Indeed, Mégret adopted an outrageously pro-US position in defiance of the majority of MNR activists, a move that did little to delay the departure of many of them, privately delighted by the “lesson” the terror attacks had “taught the Americans”.
A similar process occurred at the end of August at the MNR’s summer school in Bergerac, when Mégret fixed the political stance of the MNR somewhere between the conservative UMP and the FN, although the rest of the leadership had outvoted him in a meeting behind closed doors the previous day.
Further explanation of the MNR’s demise lies in the fact that everyone – activists, sympathisers, enemies and analysts – allowed themselves to be conned by the alleged qualities of the party’s leadership. The reality is that this same leadership only ever performed the incredible feat of repeating the same mistakes – not least the political and financial chicanery – as the FN, errors that prompted the exit of more activists and which will finally kill off the party, a few legal wrangles notwithstanding.
The MNR has been a formidable waste of fascist energy and hope, to the delight of anti-fascists. If Mégret proved a good organiser in the FN, he has shown in the MNR that he did not have the depth of a true political leader, nationalist or otherwise. In addition the regional leaders were completely unable to stamp their political mark on the party’s line.
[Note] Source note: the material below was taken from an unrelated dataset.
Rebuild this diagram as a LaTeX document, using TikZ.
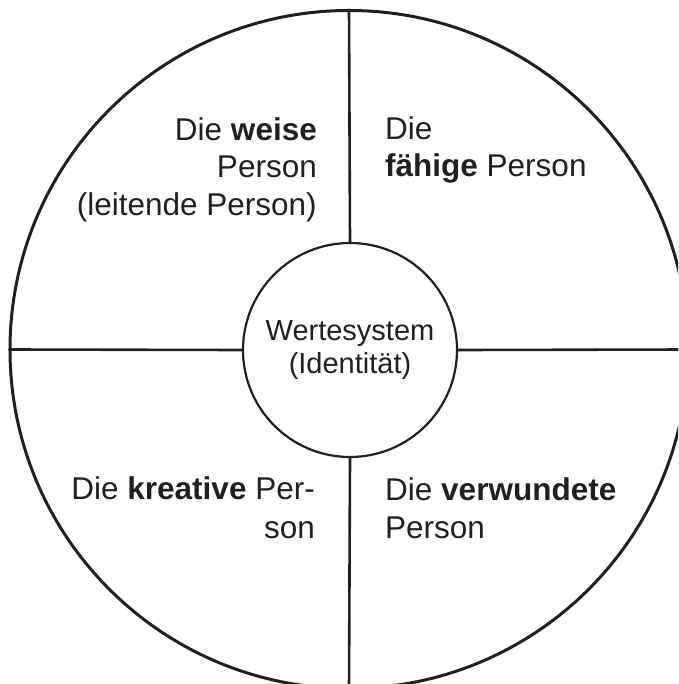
\documentclass[tikz,border=0pt]{standalone}
\usepackage{fontspec}
\setmainfont{Liberation Sans}
\definecolor{ink}{HTML}{231F20}
\begin{document}
\begin{tikzpicture}[x=1pt,y=-1pt,
  big/.style={font=\fontsize{31.5}{37}\selectfont, text=ink, inner sep=0pt},
  lineR/.style={big, anchor=base east},
  lineL/.style={big, anchor=base west},
  ring/.style={draw=ink, circle, inner sep=0pt},
  divider/.style={draw=ink, line width=2.6pt}]
\useasboundingbox (0,0) rectangle (678,684);
\clip (0,0) rectangle (678,684);
\node[ring, line width=3pt, minimum size=678pt] (outer) at (349,349.5) {};
\node[ring, line width=2.2pt, minimum size=214pt, fill=white, align=center,
      font=\fontsize{29}{33}\selectfont, text=ink] (core) at (350,350)
      {Wertesystem\\(Identität)};
\draw[divider] (outer.north) -- (core.north);
\draw[divider] (core.south) -- (outer.south);
\draw[divider] (outer.west) -- (core.west);
\draw[divider] (core.east) -- (outer.east);
% upper left
\node[lineR] (ul1) at (317,141) {Die \textbf{weise}};
\node[lineR] (ul2) at (317,178) {Person};
\node[lineR] (ul3) at (317,216) {(leitende Person)};
% upper right
\node[lineL] (ur1) at (385,140) {Die};
\node[lineL] (ur2) at (385,177) {\textbf{fähige} Person};
% lower left
\node[lineR] (ll1) at (315,499) {Die \textbf{kreative} Per-};
\node[lineR] (ll2) at (315,538) {son};
% lower right
\node[lineL] (lr1) at (385,500) {Die \textbf{verwundete}};
\node[lineL] (lr2) at (385,538) {Person};
\end{tikzpicture}
\end{document}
So what is left of the MNR and what will they do now? Not much. Obviously, the loss of control in its Vitrolles stronghold will weigh heavily. Control of this town was an inexhaustible source of patronage. However, it was the question of policy, which led to top members jumping ship at the end of August, that was most crucial.
The rapidly vanishing MNR will leave a pile of ruins behind it. Numerous party officers and activists are completely fed up with political activity, even those dumped into the financial mire after lending the party cash with little possibility of repayment. Hostility to Le Pen will remain intact and it is unlikely that these people will scurry back into the FN, even if it is extending the olive branch to the MNR’s grass-roots activists and lower-ranked officers.
A small minority of the adult party, and a majority of the MNJ, will opt for a leap into the “adventure” of the more hardcore Jeunesses Identitaires (JI) but it is hard to see how this would get them out of the radical right-wing ghetto (not that many of them want that). The JI cannot count on benevolent lapses of memory by the FN if the exiles from the MNJ do enlist.
Indeed, one can safely assume that the positions defended by Erik Faurot, a top FN youth organiser in Puy-de-Dôme, are those of the JI’s apparatus as a whole. Praising the qualities of the FN and FNJ and their opposition to any extremist drift, he says activists “do not include those nationalists who propose only fine words and the imaginary feats of arms, in reality of grandiloquent mythomaniacs … Listen to them and you will recognise them easily: the heirs (inevitably!) of the SS or the glorious Roman legions; they dream of Great Europe which would reconnect them with an illusory Celtic past.”
Rejecting these strange preoccupations, the FNJ, it appears, intends to focus exclusively on constructive political action that will differentiate it from the banned Unité Radical. Finally, a small fraction of disappointed Mégret fans will land up in the pagan Terre & Peuple, even if that too is full of factional rivalries.
The nationalist movement has seldom been more fragmented, which leaves its political development wide open.